3. Risque de Surexploitation et de Non-Respect des Normes Environnementales
Bien que des études d’impact environnemental soient prévues, il n’y a pas de garantie que les entreprises respecteront les normes environnementales une fois les projets approuvés. En outre, les mécanismes de contrôle et de sanction en cas de non-respect des normes ne sont pas suffisamment détaillés, ce qui pourrait conduire à des abus et à une dégradation de l’environnement.
4. Dépendance aux Investissements Étrangers
La nouvelle loi semble fortement axée sur l’attraction des investissements étrangers, ce qui pourrait exposer l’Algérie à une dépendance excessive vis-à-vis des capitaux internationaux. Cependant, il est crucial de veiller à ce que les entreprises étrangères ne dominent pas le secteur au détriment des acteurs locaux, et que les technologies et compétences soient transférées pour renforcer les capacités nationales.
5. Absence de Stratégie pour les Petits Exploitants
La loi ne prévoit pas de mesures spécifiques pour encadrer et soutenir les petits exploitants miniers, qui jouent pourtant un rôle important dans l’économie locale. Sans un cadre réglementaire adapté, ces acteurs risquent de rester dans l’informalité, avec des impacts négatifs sur l’environnement et les conditions de travail.
Recommandations pour Améliorer la Loi
- Clarifier les Mécanismes de Redistribution des Revenus
Il est essentiel de définir clairement comment les redevances minières seront redistribuées entre l’État, les régions et les communautés locales.
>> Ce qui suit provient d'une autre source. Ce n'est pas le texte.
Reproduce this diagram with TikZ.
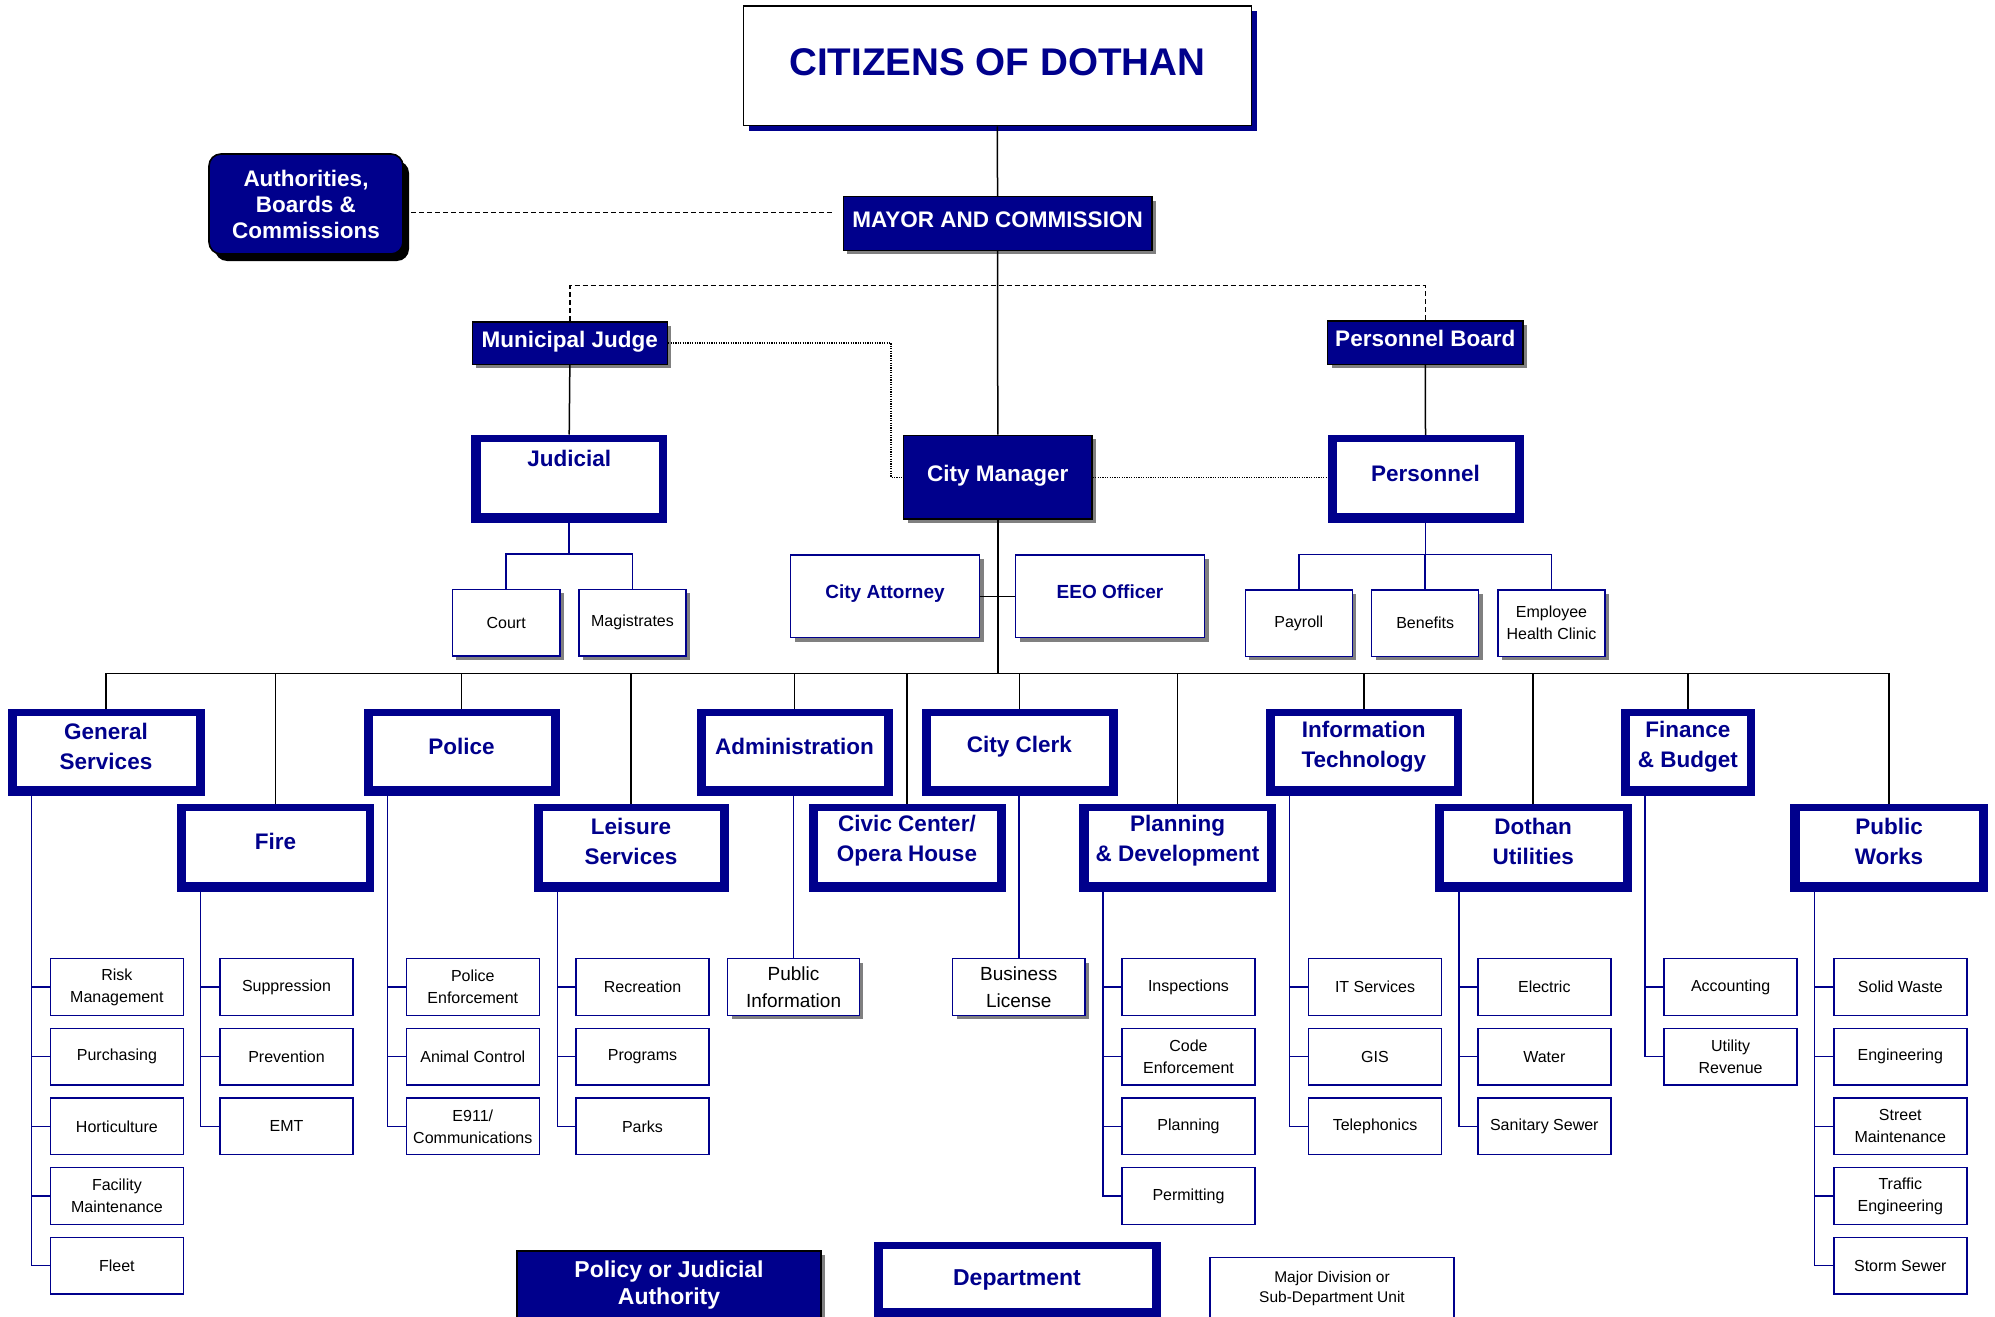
\documentclass[tikz,border=0pt]{standalone}
\usepackage{fontspec}
\setmainfont{Liberation Sans}
\usetikzlibrary{shadows}
\definecolor{navy}{RGB}{0,0,140}
\definecolor{shgray}{RGB}{128,128,128}
\newcommand\bx[7]{%
  \pgfmathsetmacro\bxw{((#5)-(#3))*0.5}%
  \pgfmathsetmacro\bxh{((#6)-(#4))*0.5}%
  \pgfmathsetmacro\bxx{((#3)+(#5))/2}%
  \pgfmathsetmacro\bxy{((#4)+(#6))/2}%
  \node[#2, minimum width=\bxw pt, minimum height=\bxh pt] (#1) at (\bxx,\bxy) {#7};}
\newcommand\subu[4]{%
  \pgfmathsetmacro\suy{958.5+69.7*((#3)-1)}%
  \bx{#1}{subbox}{#2}{\suy}{#2+133}{\suy+56.8}{#4}}
\tikzset{
 blk/.style={draw=black, line width=0.75pt},
 nvl/.style={draw=navy, line width=0.75pt},
 dashl/.style={draw=black, line width=0.75pt, dash pattern=on 2.5pt off 1.5pt},
 dotl/.style={draw=black, line width=0.6pt, dash pattern=on 0.6pt off 0.6pt},
 gshadow/.style={drop shadow={shadow xshift=2pt, shadow yshift=-2pt, fill=shgray, opacity=1}},
 navybox/.style={draw=black, line width=0.8pt, fill=navy, text=white, font=\bfseries\fontsize{11.25}{13}\selectfont, inner sep=0pt, text height=8pt, text depth=4pt, gshadow},
 authbox/.style={draw=black, line width=0.8pt, fill=navy, text=white, rounded corners=6pt, align=center, font=\bfseries\fontsize{11.25}{13}\selectfont, inner sep=0pt, drop shadow={shadow xshift=3pt, shadow yshift=-3.5pt, fill=black, opacity=1}},
 citbox/.style={draw=black, line width=0.8pt, fill=white, text=navy, font=\bfseries\fontsize{19.3}{22}\selectfont, inner sep=0pt, text height=14pt, text depth=4pt, drop shadow={shadow xshift=3pt, shadow yshift=-2.5pt, fill=navy, opacity=1}},
 deptbox/.style={fill=navy, draw=navy, line width=0.5pt, inner sep=0pt, path picture={\fill[white] ([xshift=4.5pt,yshift=4.5pt]path picture bounding box.south west) rectangle ([xshift=-4pt,yshift=-3.25pt]path picture bounding box.north east);}},
 depttext/.style={text=navy, font=\bfseries\fontsize{11.25}{15}\selectfont, align=center, inner sep=0pt},
 subbox/.style={draw=navy, line width=0.7pt, fill=white, inner sep=0pt, align=center, font=\fontsize{8}{11}\selectfont},
 topsub/.style={subbox, gshadow},
 cabox/.style={draw=navy, line width=0.7pt, fill=white, inner sep=0pt, text=navy, font=\bfseries\fontsize{9.5}{12}\selectfont, text height=6.8pt, text depth=4.7pt, gshadow},
 infobox/.style={subbox, gshadow, font=\fontsize{9.5}{13.5}\selectfont},
 legpol/.style={draw=black, line width=1.2pt, fill=navy, inner sep=0pt, gshadow},
}
\begin{document}
\begin{tikzpicture}[x=0.5pt,y=-0.5pt]
\useasboundingbox (0,0) rectangle (1995,1316);
\clip (0,0) rectangle (1995,1316);
% top level
\bx{cit}{citbox}{743.3}{6}{1251.3}{125.7}{CITIZENS OF DOTHAN}
\bx{auth}{authbox}{209}{154}{403}{254}{Authorities,\\Boards \&\\Commissions}
\bx{mayor}{navybox}{843.3}{196.7}{1151.8}{250.3}{MAYOR AND COMMISSION}
\bx{mj}{navybox}{472.3}{321.7}{667.4}{364.3}{Municipal Judge}
\bx{pb}{navybox}{1327.5}{321}{1523}{364.3}{Personnel Board}
\bx{cm}{navybox}{903.6}{435.3}{1092}{519}{City Manager}
\bx{jud}{deptbox}{471.7}{435}{666.7}{522.3}{}
\node[depttext] (jud-t) at (569.2,458.3) {Judicial};
\bx{pers}{deptbox}{1328}{435.7}{1523}{522.3}{}
\node[depttext] (pers-t) at (1425.5,473.3) {Personnel};
\bx{ca}{cabox}{790.6}{555}{979.5}{637.7}{City Attorney}
\bx{eeo}{cabox}{1015.6}{555}{1204.5}{637.7}{EEO Officer}
\bx{court}{topsub}{452.3}{589.3}{560}{656}{Court}
\bx{mag}{topsub}{579}{589.3}{686}{656}{Magistrates}
\bx{pay}{topsub}{1245.3}{590}{1352.3}{656.3}{Payroll}
\bx{ben}{topsub}{1371.7}{590}{1478.7}{656.3}{Benefits}
\bx{ehc}{topsub}{1498}{590}{1605}{656.3}{Employee\\Health Clinic}
% departments
\bx{gs}{deptbox}{8}{709}{204}{795}{}
\bx{pol}{deptbox}{364}{709}{559}{795}{}
\bx{adm}{deptbox}{697}{709}{892}{795}{}
\bx{clerk}{deptbox}{922}{709}{1117}{795}{}
\bx{it}{deptbox}{1266}{709}{1461.5}{795}{}
\bx{fin}{deptbox}{1621.3}{709}{1754.5}{795}{}
\bx{fire}{deptbox}{177.2}{804}{373.7}{891}{}
\bx{leis}{deptbox}{534}{804}{728}{891}{}
\bx{civ}{deptbox}{809}{804}{1005}{891}{}
\bx{plan}{deptbox}{1079.5}{804}{1275.4}{891}{}
\bx{util}{deptbox}{1435.3}{804}{1631.1}{891}{}
\bx{pw}{deptbox}{1790.9}{804}{1987.1}{891}{}
\node[depttext] (gs-t) at (106,746.5) {General\\Services};
\node[depttext] (pol-t) at (461.5,746.5) {Police};
\node[depttext] (adm-t) at (794.5,746.5) {Administration};
\node[depttext] (clerk-t) at (1019.5,746.5) {City Clerk};
\node[depttext] (it-t) at (1363.8,746.5) {Information\\Technology};
\node[depttext] (fin-t) at (1687.9,746.5) {Finance\\\& Budget};
\node[depttext] (fire-t) at (275.5,841) {Fire};
\node[depttext] (leis-t) at (631,841) {Leisure\\Services};
\node[depttext] (civ-t) at (907,841) {Civic Center/\\Opera House};
\node[depttext] (plan-t) at (1177.5,841) {Planning\\\& Development};
\node[depttext] (util-t) at (1533.2,841) {Dothan\\Utilities};
\node[depttext] (pw-t) at (1889,841) {Public\\Works};
% sub-units
\subu{gs1}{50.4}{1}{Risk\\Management}
\subu{gs2}{50.4}{2}{Purchasing}
\subu{gs3}{50.4}{3}{Horticulture}
\subu{gs4}{50.4}{4}{Facility\\Maintenance}
\subu{gs5}{50.4}{5}{Fleet}
\subu{fi1}{220}{1}{Suppression}
\subu{fi2}{220}{2}{Prevention}
\subu{fi3}{220}{3}{EMT}
\subu{po1}{406.3}{1}{Police\\Enforcement}
\subu{po2}{406.3}{2}{Animal Control}
\subu{po3}{406.3}{3}{E911/\\Communications}
\subu{le1}{576}{1}{Recreation}
\subu{le2}{576}{2}{Programs}
\subu{le3}{576}{3}{Parks}
\subu{pl1}{1122}{1}{Inspections}
\subu{pl2}{1122}{2}{Code\\Enforcement}
\subu{pl3}{1122}{3}{Planning}
\subu{pl4}{1122}{4}{Permitting}
\subu{it1}{1308.5}{1}{IT Services}
\subu{it2}{1308.5}{2}{GIS}
\subu{it3}{1308.5}{3}{Telephonics}
\subu{du1}{1477.8}{1}{Electric}
\subu{du2}{1477.8}{2}{Water}
\subu{du3}{1477.8}{3}{Sanitary Sewer}
\subu{fb1}{1664.1}{1}{Accounting}
\subu{fb2}{1664.1}{2}{Utility\\Revenue}
\subu{pw1}{1833.8}{1}{Solid Waste}
\subu{pw2}{1833.8}{2}{Engineering}
\subu{pw3}{1833.8}{3}{Street\\Maintenance}
\subu{pw4}{1833.8}{4}{Traffic\\Engineering}
\subu{pw5}{1833.8}{5}{Storm Sewer}
\bx{pinfo}{infobox}{727.7}{958.5}{859.4}{1015.3}{Public\\Information}
\bx{blic}{infobox}{952.7}{958.5}{1084.8}{1015.3}{Business\\License}
% legend
\bx{lpol}{legpol}{517}{1251}{821}{1330}{}
\node[text=white, font=\bfseries\fontsize{11.5}{13.5}\selectfont, align=center, inner sep=0pt] (lpol-t) at (669,1284.6) {Policy or Judicial\\Authority};
\bx{ldept}{deptbox}{874.4}{1242.7}{1160}{1317}{}
\node[depttext, font=\bfseries\fontsize{11.5}{15}\selectfont] (ldept-t) at (1017,1280) {Department};
\bx{lsub}{subbox}{1209.8}{1257.3}{1454}{1330}{}
\node[align=center, inner sep=0pt, font=\fontsize{7.75}{9.7}\selectfont] (lsub-t) at (1332,1288.6) {Major Division or\\Sub-Department Unit};
% connectors
\draw[blk] (cit.south) -- (mayor.north);
\draw[blk] (mayor.south) -- (cm.north);
\coordinate (dl) at (569.6,285.7);
\draw[dashl] (mj.north) -- (mj.north |- dl) -- (pb.north |- dl) -- (pb.north);
\coordinate (aa) at ([yshift=-4.35pt]auth.east);
\draw[dashl, shorten <=3.8pt, shorten >=3.8pt] (aa) -- (aa -| mayor.west);
\coordinate (dk) at (891,410);
\draw[dotl] (mj.east) -| (dk) |- (cm.west);
\draw[dotl] (cm.east) -- (cm.east -| pers.west);
\draw[blk] (mj.south) -- (jud.north);
\draw[blk] (pb.south) -- (pers.north);
\coordinate (jb) at (569.2,554);
\draw[nvl] (jud.south) -- (jb);
\draw[nvl] (court.north) |- (jb);
\draw[nvl] (mag.north) |- (jb);
\coordinate (pbb) at (1425.5,554.3);
\draw[nvl] (pers.south) -- (pbb);
\draw[nvl] (pay.north) |- (pbb);
\draw[nvl] (ben.north) |- (pbb);
\draw[nvl] (ehc.north) |- (pbb);
\draw[blk] (ca.east) -- (eeo.west);
\coordinate (bus) at (997.8,673.3);
\draw[blk] (cm.south) -- (bus);
\foreach \n in {gs,fire,pol,leis,adm,civ,clerk,plan,it,util,fin,pw}
  \draw[blk] (\n.north) |- (bus);
\draw[nvl] (pinfo.north |- adm.south) -- (pinfo.north);
\draw[nvl] (blic.north |- clerk.south) -- (blic.north);
\foreach \p/\c in {gs/gs1,gs/gs2,gs/gs3,gs/gs4,gs/gs5,fire/fi1,fire/fi2,fire/fi3,pol/po1,pol/po2,pol/po3,leis/le1,leis/le2,leis/le3,plan/pl1,plan/pl2,plan/pl3,plan/pl4,it/it1,it/it2,it/it3,util/du1,util/du2,util/du3,fin/fb1,fin/fb2,pw/pw1,pw/pw2,pw/pw3,pw/pw4,pw/pw5}
  \draw[nvl] ([xshift=12pt]\p.south west) |- (\c.west);
\end{tikzpicture}
\end{document}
Cela pourrait inclure la création d’un fonds de développement local pour financer des projets d’infrastructure, d’éducation et de santé.
- Renforcer la Participation des Communautés Locales
La loi devrait inclure des mécanismes obligatoires pour la consultation et la participation des communautés locales dans les décisions concernant les projets miniers. En plus, des clauses spécifiques devraient être ajoutées pour garantir que les populations locales bénéficient des retombées économiques, notamment en termes d’emploi et de formation.
- Mettre en Place des Mécanismes de Contrôle et de Sanction
Il est crucial de renforcer les capacités des institutions de contrôle pour surveiller le respect des normes environnementales et sociales. A cet égard, des sanctions strictes devraient être prévues en cas de non-respect des obligations, y compris des amendes et la suspension des permis.
- Encadrer et Soutenir les Petits Exploitants
La loi devrait inclure des mesures pour régulariser et soutenir les petits exploitants miniers, notamment par des formations, des incitations fiscales et un accès facilité aux équipements. Cela permettrait de réduire l’informalité et d’améliorer les conditions de travail et les impacts environnementaux.
5. Équilibrer les Investissements Étrangers et Locaux
Il est important de veiller à ce que les investissements étrangers ne dominent pas le secteur au détriment des acteurs locaux. La loi devrait encourager les partenariats entre entreprises étrangères et locales pour favoriser le transfert de technologies et de compétences.
Conclusion
La nouvelle loi minière algérienne représente une opportunité importante pour stimuler l’économie et moderniser le secteur minier. Cependant, elle présente plusieurs lacunes qui pourraient limiter son efficacité et entraîner des impacts négatifs sur l’environnement et les communautés locales. Pour maximiser les bénéfices de cette réforme, il est essentiel de clarifier les mécanismes de redistribution des revenus, renforcer la participation des communautés locales, et mettre en place des mécanismes de contrôle et de sanction robustes. En intégrant ces recommandations, l’Algérie pourrait se positionner comme un leader régional dans la gestion durable et équitable de ses ressources minières.